Goal of the exercise:
No images are to be carried over; print all other material exactly as it stands.
** START OF Source data **
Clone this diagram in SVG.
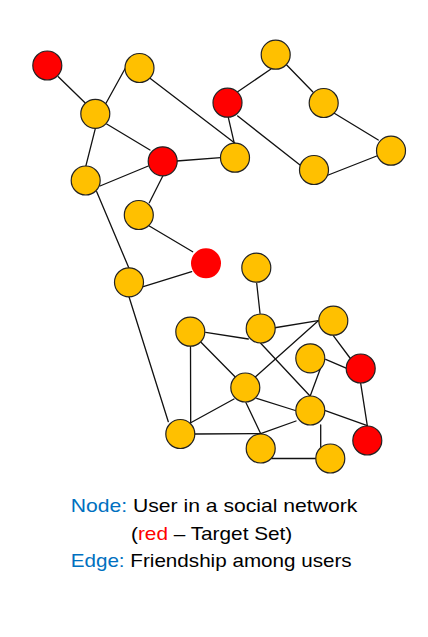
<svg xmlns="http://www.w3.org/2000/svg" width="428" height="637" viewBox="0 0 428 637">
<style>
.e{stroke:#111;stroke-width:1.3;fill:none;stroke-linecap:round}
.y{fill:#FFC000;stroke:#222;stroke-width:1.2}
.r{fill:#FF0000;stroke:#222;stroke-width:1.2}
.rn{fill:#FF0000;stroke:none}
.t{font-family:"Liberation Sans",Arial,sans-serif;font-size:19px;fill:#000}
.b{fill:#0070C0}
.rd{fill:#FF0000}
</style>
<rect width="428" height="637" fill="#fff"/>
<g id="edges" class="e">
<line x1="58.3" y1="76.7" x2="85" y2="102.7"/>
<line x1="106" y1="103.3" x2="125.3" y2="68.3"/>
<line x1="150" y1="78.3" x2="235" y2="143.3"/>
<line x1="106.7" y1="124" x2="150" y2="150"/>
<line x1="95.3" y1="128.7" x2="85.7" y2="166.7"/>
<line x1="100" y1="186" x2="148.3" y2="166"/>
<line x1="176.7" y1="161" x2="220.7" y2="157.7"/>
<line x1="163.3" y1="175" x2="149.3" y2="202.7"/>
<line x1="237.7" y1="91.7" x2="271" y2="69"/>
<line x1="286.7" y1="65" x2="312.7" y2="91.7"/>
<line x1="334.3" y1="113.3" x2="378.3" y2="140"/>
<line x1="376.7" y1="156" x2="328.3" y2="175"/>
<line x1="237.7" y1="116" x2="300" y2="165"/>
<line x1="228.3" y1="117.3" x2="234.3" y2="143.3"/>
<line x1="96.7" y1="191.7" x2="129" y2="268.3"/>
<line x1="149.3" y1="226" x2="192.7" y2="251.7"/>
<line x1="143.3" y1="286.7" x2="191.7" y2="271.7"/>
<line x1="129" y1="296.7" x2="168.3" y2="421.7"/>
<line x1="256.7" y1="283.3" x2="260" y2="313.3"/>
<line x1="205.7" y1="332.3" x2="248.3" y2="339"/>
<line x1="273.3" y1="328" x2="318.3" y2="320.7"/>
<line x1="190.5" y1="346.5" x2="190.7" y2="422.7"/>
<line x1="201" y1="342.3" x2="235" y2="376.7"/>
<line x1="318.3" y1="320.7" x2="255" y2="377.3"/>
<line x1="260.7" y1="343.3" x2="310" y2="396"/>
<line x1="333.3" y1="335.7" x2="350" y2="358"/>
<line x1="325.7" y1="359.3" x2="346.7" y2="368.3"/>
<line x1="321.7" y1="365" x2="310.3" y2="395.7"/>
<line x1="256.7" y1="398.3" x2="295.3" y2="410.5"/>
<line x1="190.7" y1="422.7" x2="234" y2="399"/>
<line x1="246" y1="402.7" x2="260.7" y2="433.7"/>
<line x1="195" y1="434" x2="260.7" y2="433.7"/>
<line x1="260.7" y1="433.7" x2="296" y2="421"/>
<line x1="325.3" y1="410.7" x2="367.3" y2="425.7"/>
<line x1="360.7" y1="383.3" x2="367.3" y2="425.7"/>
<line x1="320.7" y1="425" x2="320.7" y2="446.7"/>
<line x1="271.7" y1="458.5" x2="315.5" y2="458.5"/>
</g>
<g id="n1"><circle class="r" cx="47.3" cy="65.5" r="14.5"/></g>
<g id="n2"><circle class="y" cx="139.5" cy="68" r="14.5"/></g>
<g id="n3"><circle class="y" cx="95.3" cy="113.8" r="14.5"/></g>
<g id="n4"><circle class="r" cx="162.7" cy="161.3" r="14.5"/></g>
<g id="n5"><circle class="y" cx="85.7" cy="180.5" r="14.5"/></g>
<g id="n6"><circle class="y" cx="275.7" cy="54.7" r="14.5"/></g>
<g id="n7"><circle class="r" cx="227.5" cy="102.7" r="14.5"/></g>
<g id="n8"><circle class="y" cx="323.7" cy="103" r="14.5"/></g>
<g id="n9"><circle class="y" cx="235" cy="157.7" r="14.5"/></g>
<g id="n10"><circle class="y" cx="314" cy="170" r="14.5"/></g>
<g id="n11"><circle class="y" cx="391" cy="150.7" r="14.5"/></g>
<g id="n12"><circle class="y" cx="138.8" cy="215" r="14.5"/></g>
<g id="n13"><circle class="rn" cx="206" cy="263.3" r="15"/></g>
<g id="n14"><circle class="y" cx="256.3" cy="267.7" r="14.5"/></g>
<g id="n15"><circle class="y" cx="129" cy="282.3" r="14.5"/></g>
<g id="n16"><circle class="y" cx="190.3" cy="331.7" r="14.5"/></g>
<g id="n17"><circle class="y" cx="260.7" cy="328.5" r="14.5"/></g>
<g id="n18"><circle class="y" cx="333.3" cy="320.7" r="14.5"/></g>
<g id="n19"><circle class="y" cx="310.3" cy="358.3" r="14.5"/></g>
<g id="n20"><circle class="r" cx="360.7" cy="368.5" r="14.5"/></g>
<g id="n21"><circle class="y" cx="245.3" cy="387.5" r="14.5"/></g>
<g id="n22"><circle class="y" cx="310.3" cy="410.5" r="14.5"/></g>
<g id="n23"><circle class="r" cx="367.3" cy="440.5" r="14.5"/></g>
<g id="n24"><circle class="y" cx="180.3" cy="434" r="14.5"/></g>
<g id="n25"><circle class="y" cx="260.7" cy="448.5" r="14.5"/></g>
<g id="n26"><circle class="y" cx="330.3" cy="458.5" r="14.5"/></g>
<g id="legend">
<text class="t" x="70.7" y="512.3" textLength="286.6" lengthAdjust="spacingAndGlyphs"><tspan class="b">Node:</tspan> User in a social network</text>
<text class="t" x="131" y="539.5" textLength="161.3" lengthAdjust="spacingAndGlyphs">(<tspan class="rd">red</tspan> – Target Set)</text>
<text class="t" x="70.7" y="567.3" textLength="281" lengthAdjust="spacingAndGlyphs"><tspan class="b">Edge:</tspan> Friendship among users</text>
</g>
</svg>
** END OF Source data **
Completed exercise:
Clone this diagram in SVG.
<svg xmlns="http://www.w3.org/2000/svg" width="428" height="637" viewBox="0 0 428 637">
<style>
.e{stroke:#111;stroke-width:1.3;fill:none;stroke-linecap:round}
.y{fill:#FFC000;stroke:#222;stroke-width:1.2}
.r{fill:#FF0000;stroke:#222;stroke-width:1.2}
.rn{fill:#FF0000;stroke:none}
.t{font-family:"Liberation Sans",Arial,sans-serif;font-size:19px;fill:#000}
.b{fill:#0070C0}
.rd{fill:#FF0000}
</style>
<rect width="428" height="637" fill="#fff"/>
<g id="edges" class="e">
<line x1="58.3" y1="76.7" x2="85" y2="102.7"/>
<line x1="106" y1="103.3" x2="125.3" y2="68.3"/>
<line x1="150" y1="78.3" x2="235" y2="143.3"/>
<line x1="106.7" y1="124" x2="150" y2="150"/>
<line x1="95.3" y1="128.7" x2="85.7" y2="166.7"/>
<line x1="100" y1="186" x2="148.3" y2="166"/>
<line x1="176.7" y1="161" x2="220.7" y2="157.7"/>
<line x1="163.3" y1="175" x2="149.3" y2="202.7"/>
<line x1="237.7" y1="91.7" x2="271" y2="69"/>
<line x1="286.7" y1="65" x2="312.7" y2="91.7"/>
<line x1="334.3" y1="113.3" x2="378.3" y2="140"/>
<line x1="376.7" y1="156" x2="328.3" y2="175"/>
<line x1="237.7" y1="116" x2="300" y2="165"/>
<line x1="228.3" y1="117.3" x2="234.3" y2="143.3"/>
<line x1="96.7" y1="191.7" x2="129" y2="268.3"/>
<line x1="149.3" y1="226" x2="192.7" y2="251.7"/>
<line x1="143.3" y1="286.7" x2="191.7" y2="271.7"/>
<line x1="129" y1="296.7" x2="168.3" y2="421.7"/>
<line x1="256.7" y1="283.3" x2="260" y2="313.3"/>
<line x1="205.7" y1="332.3" x2="248.3" y2="339"/>
<line x1="273.3" y1="328" x2="318.3" y2="320.7"/>
<line x1="190.5" y1="346.5" x2="190.7" y2="422.7"/>
<line x1="201" y1="342.3" x2="235" y2="376.7"/>
<line x1="318.3" y1="320.7" x2="255" y2="377.3"/>
<line x1="260.7" y1="343.3" x2="310" y2="396"/>
<line x1="333.3" y1="335.7" x2="350" y2="358"/>
<line x1="325.7" y1="359.3" x2="346.7" y2="368.3"/>
<line x1="321.7" y1="365" x2="310.3" y2="395.7"/>
<line x1="256.7" y1="398.3" x2="295.3" y2="410.5"/>
<line x1="190.7" y1="422.7" x2="234" y2="399"/>
<line x1="246" y1="402.7" x2="260.7" y2="433.7"/>
<line x1="195" y1="434" x2="260.7" y2="433.7"/>
<line x1="260.7" y1="433.7" x2="296" y2="421"/>
<line x1="325.3" y1="410.7" x2="367.3" y2="425.7"/>
<line x1="360.7" y1="383.3" x2="367.3" y2="425.7"/>
<line x1="320.7" y1="425" x2="320.7" y2="446.7"/>
<line x1="271.7" y1="458.5" x2="315.5" y2="458.5"/>
</g>
<g id="n1"><circle class="r" cx="47.3" cy="65.5" r="14.5"/></g>
<g id="n2"><circle class="y" cx="139.5" cy="68" r="14.5"/></g>
<g id="n3"><circle class="y" cx="95.3" cy="113.8" r="14.5"/></g>
<g id="n4"><circle class="r" cx="162.7" cy="161.3" r="14.5"/></g>
<g id="n5"><circle class="y" cx="85.7" cy="180.5" r="14.5"/></g>
<g id="n6"><circle class="y" cx="275.7" cy="54.7" r="14.5"/></g>
<g id="n7"><circle class="r" cx="227.5" cy="102.7" r="14.5"/></g>
<g id="n8"><circle class="y" cx="323.7" cy="103" r="14.5"/></g>
<g id="n9"><circle class="y" cx="235" cy="157.7" r="14.5"/></g>
<g id="n10"><circle class="y" cx="314" cy="170" r="14.5"/></g>
<g id="n11"><circle class="y" cx="391" cy="150.7" r="14.5"/></g>
<g id="n12"><circle class="y" cx="138.8" cy="215" r="14.5"/></g>
<g id="n13"><circle class="rn" cx="206" cy="263.3" r="15"/></g>
<g id="n14"><circle class="y" cx="256.3" cy="267.7" r="14.5"/></g>
<g id="n15"><circle class="y" cx="129" cy="282.3" r="14.5"/></g>
<g id="n16"><circle class="y" cx="190.3" cy="331.7" r="14.5"/></g>
<g id="n17"><circle class="y" cx="260.7" cy="328.5" r="14.5"/></g>
<g id="n18"><circle class="y" cx="333.3" cy="320.7" r="14.5"/></g>
<g id="n19"><circle class="y" cx="310.3" cy="358.3" r="14.5"/></g>
<g id="n20"><circle class="r" cx="360.7" cy="368.5" r="14.5"/></g>
<g id="n21"><circle class="y" cx="245.3" cy="387.5" r="14.5"/></g>
<g id="n22"><circle class="y" cx="310.3" cy="410.5" r="14.5"/></g>
<g id="n23"><circle class="r" cx="367.3" cy="440.5" r="14.5"/></g>
<g id="n24"><circle class="y" cx="180.3" cy="434" r="14.5"/></g>
<g id="n25"><circle class="y" cx="260.7" cy="448.5" r="14.5"/></g>
<g id="n26"><circle class="y" cx="330.3" cy="458.5" r="14.5"/></g>
<g id="legend">
<text class="t" x="70.7" y="512.3" textLength="286.6" lengthAdjust="spacingAndGlyphs"><tspan class="b">Node:</tspan> User in a social network</text>
<text class="t" x="131" y="539.5" textLength="161.3" lengthAdjust="spacingAndGlyphs">(<tspan class="rd">red</tspan> – Target Set)</text>
<text class="t" x="70.7" y="567.3" textLength="281" lengthAdjust="spacingAndGlyphs"><tspan class="b">Edge:</tspan> Friendship among users</text>
</g>
</svg>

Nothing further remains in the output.